Taxpayers may encounter challenges when amending their return to claim the California Renters Credit. Processing delays, missing documentation, and errors on Form 540X can slow approval.
One common issue is incorrect or incomplete information on the amended return. The FTB requires a clear explanation of all changes, and failing to provide this can cause delays. Discrepancies between the original and amended figures—such as failing to carry over deductions or credits from the initial filing—can trigger further review. Taxpayers should double-check that all numbers match their prior return, except for the newly added credit. If the amendment results in a refund, ensuring that direct deposit details are accurate can prevent further delays.

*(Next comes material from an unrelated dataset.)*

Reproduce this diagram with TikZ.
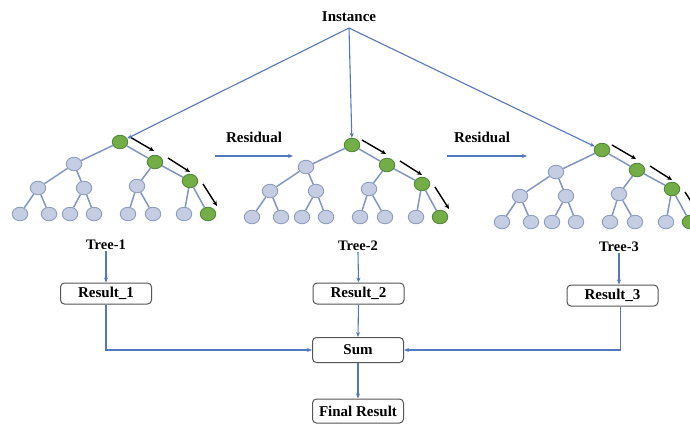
\documentclass[tikz,border=0pt]{standalone}
\usepackage{fontspec}
\setmainfont{Liberation Serif}
\usetikzlibrary{arrows.meta,shapes.geometric}
\definecolor{flowblue}{HTML}{5478BE}
\definecolor{edgegray}{HTML}{8296C2}
\definecolor{leaffill}{HTML}{C4CDE2}
\definecolor{leafline}{HTML}{8E9DC0}
\definecolor{pathfill}{HTML}{72AE45}
\definecolor{pathline}{HTML}{52893A}
\definecolor{boxline}{HTML}{555555}

\tikzset{
  lbl/.style={font=\fontsize{15}{18}\selectfont\bfseries, inner sep=1pt},
  treelbl/.style={font=\fontsize{14.5}{17}\selectfont\bfseries, inner sep=1pt},
  bnode/.style={ellipse, draw=leafline, fill=leaffill, line width=0.9pt,
    minimum width=15.5pt, minimum height=13.5pt, inner sep=0pt},
  gnode/.style={bnode, draw=pathline, fill=pathfill},
  tedge/.style={draw=edgegray, line width=1.5pt},
  flow/.style={draw=flowblue, line width=1.1pt, -{Stealth[length=5pt,width=4pt]}},
  walk/.style={draw=black, line width=1.4pt, -{Stealth[length=5pt,width=4.5pt]}},
  resbox/.style={draw=boxline, line width=1pt, rounded corners=4pt,
    minimum width=91pt, minimum height=21pt, inner sep=0pt,
    font=\fontsize{15}{18}\selectfont\bfseries},
}

% one boosted tree: root at (#2,#3), node names prefixed with #1
\newcommand\gbtree[3]{%
  \begin{scope}[shift={(#2,#3)}]
    \node[gnode] (#1r)   at (0,0)   {};
    \node[bnode] (#1a)   at (-46,22) {};
    \node[gnode] (#1b)   at (35,20)  {};
    \node[bnode] (#1aa)  at (-82,46) {};
    \node[bnode] (#1ab)  at (-36,46) {};
    \node[bnode] (#1ba)  at (17,44)  {};
    \node[gnode] (#1bb)  at (70,39)  {};
    \node[bnode] (#1aaa) at (-100,72) {};
    \node[bnode] (#1aab) at (-71,72)  {};
    \node[bnode] (#1aba) at (-50,72)  {};
    \node[bnode] (#1abb) at (-26,72)  {};
    \node[bnode] (#1baa) at (8,72)    {};
    \node[bnode] (#1bab) at (33,72)   {};
    \node[bnode] (#1bba) at (64,72)   {};
    \node[gnode] (#1bbb) at (88,72)   {};
    \path[tedge] (#1r) -- (#1a)  (#1r) -- (#1b)
      (#1a) -- (#1aa)  (#1a) -- (#1ab)  (#1b) -- (#1ba)  (#1b) -- (#1bb)
      (#1aa) -- (#1aaa) (#1aa) -- (#1aab) (#1ab) -- (#1aba) (#1ab) -- (#1abb)
      (#1ba) -- (#1baa) (#1ba) -- (#1bab) (#1bb) -- (#1bba) (#1bb) -- (#1bbb);
    % path followed to the leaf
    \coordinate (#1w0) at (10,-5);  \coordinate (#1w1) at (34,9);
    \coordinate (#1w2) at (48,16);  \coordinate (#1w3) at (70,30);
    \coordinate (#1w4) at (83,42);  \coordinate (#1w5) at (97,64);
    \draw[walk] (#1w0) -- (#1w1);
    \draw[walk] (#1w2) -- (#1w3);
    \draw[walk] (#1w4) -- (#1w5);
  \end{scope}}

\begin{document}
\begin{tikzpicture}[x=1pt, y=-1pt]
  \useasboundingbox (0,0) rectangle (690,424);
  \clip (0,0) rectangle (690,424);
  \fill[white] (0,0) rectangle (690,424);

  % input
  \node[lbl] (inst) at (349,17) {Instance};
  \coordinate (split) at (349,28);

  % the three trees
  \gbtree{t1}{120}{142}
  \gbtree{t2}{352}{145}
  \gbtree{t3}{602}{150}

  \draw[flow] (split) -- (t1r);
  \draw[flow] (split) -- (t2r);
  \draw[flow] (split) -- (t3r);

  % residual hand-over
  \node[lbl] (resA) at (254,137) {Residual};
  \node[lbl] (resB) at (482,137) {Residual};
  \coordinate (rA0) at (215,156); \coordinate (rA1) at (293,156);
  \coordinate (rB0) at (447,156); \coordinate (rB1) at (527,156);
  \draw[flow] (rA0) -- (rA1);
  \draw[flow] (rB0) -- (rB1);

  % tree outputs
  \node[treelbl] (lab1) at (106,245) {Tree-1};
  \node[treelbl] (lab2) at (358,246) {Tree-2};
  \node[treelbl] (lab3) at (619,247) {Tree-3};

  \node[resbox] (res1) at (106,293.5) {Result\_1};
  \node[resbox] (res2) at (358.5,293.5) {Result\_2};
  \node[resbox] (res3) at (612.5,295.5) {Result\_3};

  \draw[flow] (lab1.south) -- (res1.north);
  \draw[flow] (lab2.south) -- (res2.north);
  \draw[flow] (lab3.south) -- (lab3.south |- res3.north);

  % aggregation
  \node[resbox, minimum height=25pt] (sum) at (358,350) {Sum};
  \node[resbox, minimum height=24pt] (final) at (358,411) {Final Result};

  \draw[flow] (res1.south) |- (sum.west);
  \draw[flow] (res2.south) -- (sum.north);
  \draw[flow] ([xshift=8pt]res3.south) |- (sum.east);
  \draw[flow] (sum.south) -- (final.north);
\end{tikzpicture}
\end{document}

Another issue arises when taxpayers lack sufficient proof of rent payments. While the FTB does not require documentation upfront, they may request verification if the claim appears inconsistent with reported income or residency records. If a landlord refuses to provide receipts or a rental statement, alternative forms of proof, such as bank transfers or utility bills, may help substantiate the claim. Taxpayers who paid rent in cash without documentation may have difficulty proving eligibility, which could result in a denied credit.

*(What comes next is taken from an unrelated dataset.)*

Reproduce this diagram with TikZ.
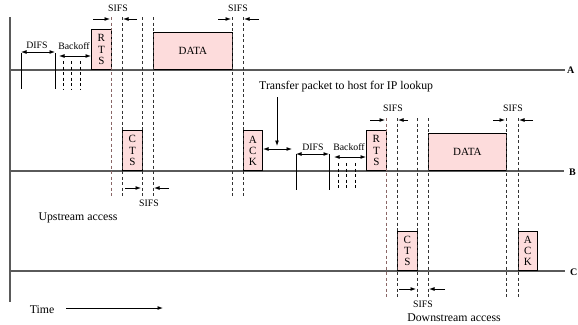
\documentclass[tikz,border=0pt]{standalone}
\usepackage{fontspec}
\setmainfont{Liberation Serif}
\usetikzlibrary{arrows.meta}
\definecolor{framefill}{HTML}{FDDCDC}
\definecolor{axisgray}{HTML}{5A5A5A}
\definecolor{edgered}{HTML}{8A6666}
\tikzset{
  frame/.style={draw=black, fill=framefill, line width=0.8pt, inner sep=0pt,
                anchor=south west, align=center, font=\fontsize{11}{11.2}\selectfont},
  timeline/.style={draw=axisgray, line width=1.3pt},
  guide/.style={draw=black!80, line width=0.7pt, dash pattern=on 3pt off 2.5pt},
  edgeguide/.style={draw=edgered, line width=0.7pt, dash pattern=on 3pt off 2.5pt},
  tick/.style={draw=black, line width=0.7pt},
  slot/.style={draw=black, line width=0.7pt, dash pattern=on 3pt off 2.5pt},
  tip/.style={-{Latex[length=5.5pt,width=4pt]}, line width=0.9pt},
  bitip/.style={{Latex[length=5.5pt,width=4pt]}-{Latex[length=5.5pt,width=4pt]}, line width=0.9pt},
  lbl/.style={font=\fontsize{9.8}{10}\selectfont, inner sep=0pt},
  big/.style={font=\fontsize{11.8}{12}\selectfont, inner sep=0pt},
  station/.style={font=\bfseries\fontsize{10}{11}\selectfont, inner sep=0pt, anchor=west}
}
\begin{document}
\begin{tikzpicture}[x=1pt, y=-1pt]
\useasboundingbox (0,0) rectangle (578,324);

% time axis and the three station lines
\coordinate (ax0) at (10,17);
\coordinate (ax1) at (10,302);
\draw[draw=axisgray, line width=1.3pt] (ax0) -- (ax1);
\coordinate (A0) at (10,70);  \coordinate (A1) at (565,70);
\coordinate (B0) at (10,171); \coordinate (B1) at (564,171);
\coordinate (C0) at (10,271); \coordinate (C1) at (565,271);
\draw[timeline] (A0) -- (A1);
\draw[timeline] (B0) -- (B1);
\draw[timeline] (C0) -- (C1);
\node[station] (labA) at (567,70) {A};
\node[station] (labB) at (569,172) {B};
\node[station] (labC) at (570,272) {C};

% ---------- upstream exchange: A -> B ----------
% DIFS and backoff on A
\draw[tick] (21,53) -- (21,89);
\draw[tick] (55,53) -- (55,89);
\coordinate (dA0) at (21,52); \coordinate (dA1) at (55,52);
\draw[bitip] (dA0) -- (dA1);
\node[lbl] (difsA) at (37,45) {DIFS};
\node[lbl] (backA) at (74,46) {Backoff};
\coordinate (bA0) at (59,56); \coordinate (bA1) at (91,56);
\draw[bitip] (bA0) -- (bA1);
\foreach \x in {63,71,80} \draw[slot] (\x,61) -- (\x,89);

% frames
\node[frame, minimum width=20pt, minimum height=40pt] (rtsA) at (91,70) {R\\T\\S};
\node[frame, minimum width=79pt, minimum height=37pt] (dataA) at (153,70) {DATA};
\node[frame, minimum width=20pt, minimum height=40pt] (ctsB) at (122,171) {C\\T\\S};
\node[frame, minimum width=19pt, minimum height=40pt] (ackB) at (243,171) {A\\C\\K};

% guide lines
\draw[edgeguide] (111,17) -- (111,198);
\foreach \x in {122,142,153,232,243} \draw[guide] (\x,17) -- (\x,198);

% SIFS markers
\node[lbl] (sifs1) at (118,8) {SIFS};
\draw[tip] (93,19) -- (110,19);
\draw[tip] (137,19) -- (123,19);
\node[lbl] (sifs2) at (238,8) {SIFS};
\draw[tip] (218,19) -- (231,19);
\draw[tip] (259,19) -- (244,19);
\node[lbl] (sifs3) at (149,203) {SIFS};
\draw[tip] (125,188) -- (141,188);
\draw[tip] (169,188) -- (154,188);

\node[big] (up) at (78,218) {Upstream access};

% ---------- hand-over to the host ----------
\node[big, anchor=west] (xfer) at (259,87) {Transfer packet to host for IP lookup};
\coordinate (xd0) at (277,97); \coordinate (xd1) at (277,146);
\draw[tip] (xd0) -- (xd1);
\coordinate (xh0) at (263,149); \coordinate (xh1) at (292,149);
\draw[bitip] (xh0) -- (xh1);

% ---------- downstream exchange: B -> C ----------
\draw[tick] (296,154) -- (296,190);
\draw[tick] (329,154) -- (329,190);
\coordinate (dB0) at (296,154); \coordinate (dB1) at (329,154);
\draw[bitip] (dB0) -- (dB1);
\node[lbl] (difsB) at (313,147) {DIFS};
\node[lbl] (backB) at (349,147) {Backoff};
\coordinate (bB0) at (334,157); \coordinate (bB1) at (366,157);
\draw[bitip] (bB0) -- (bB1);
\foreach \x in {338,346,355} \draw[slot] (\x,163) -- (\x,189);

\node[frame, minimum width=20pt, minimum height=40pt] (rtsB) at (366,171) {R\\T\\S};
\node[frame, minimum width=78pt, minimum height=37pt] (dataB) at (428,171) {DATA};
\node[frame, minimum width=20pt, minimum height=39pt] (ctsC) at (397,271) {C\\T\\S};
\node[frame, minimum width=19pt, minimum height=39pt] (ackC) at (518,271) {A\\C\\K};

\draw[edgeguide] (386,118) -- (386,299);
\foreach \x in {397,417,428,506,518} \draw[guide] (\x,118) -- (\x,299);

\node[lbl] (sifs4) at (393,108) {SIFS};
\draw[tip] (370,120) -- (385,120);
\draw[tip] (408,120) -- (398,120);
\node[lbl] (sifs5) at (513,108) {SIFS};
\draw[tip] (493,120) -- (505,120);
\draw[tip] (533,120) -- (519,120);
\node[lbl] (sifs6) at (423,304) {SIFS};
\draw[tip] (399,289) -- (416,289);
\draw[tip] (445,289) -- (429,289);

\node[big] (down) at (454,318) {Downstream access};

% time direction
\node[big] (time) at (42,310) {Time};
\coordinate (t0) at (66,308); \coordinate (t1) at (163,308);
\draw[tip] (t0) -- (t1);
\end{tikzpicture}
\end{document}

Some taxpayers who originally filed as married filing separately may try to amend their return to claim the credit, only to find they remain ineligible due to filing status restrictions. If both spouses originally filed separately, they may need to amend their returns to file jointly instead, provided they meet IRS and FTB guidelines. However, this change can affect other tax calculations, so consulting a tax professional before making adjustments is advisable.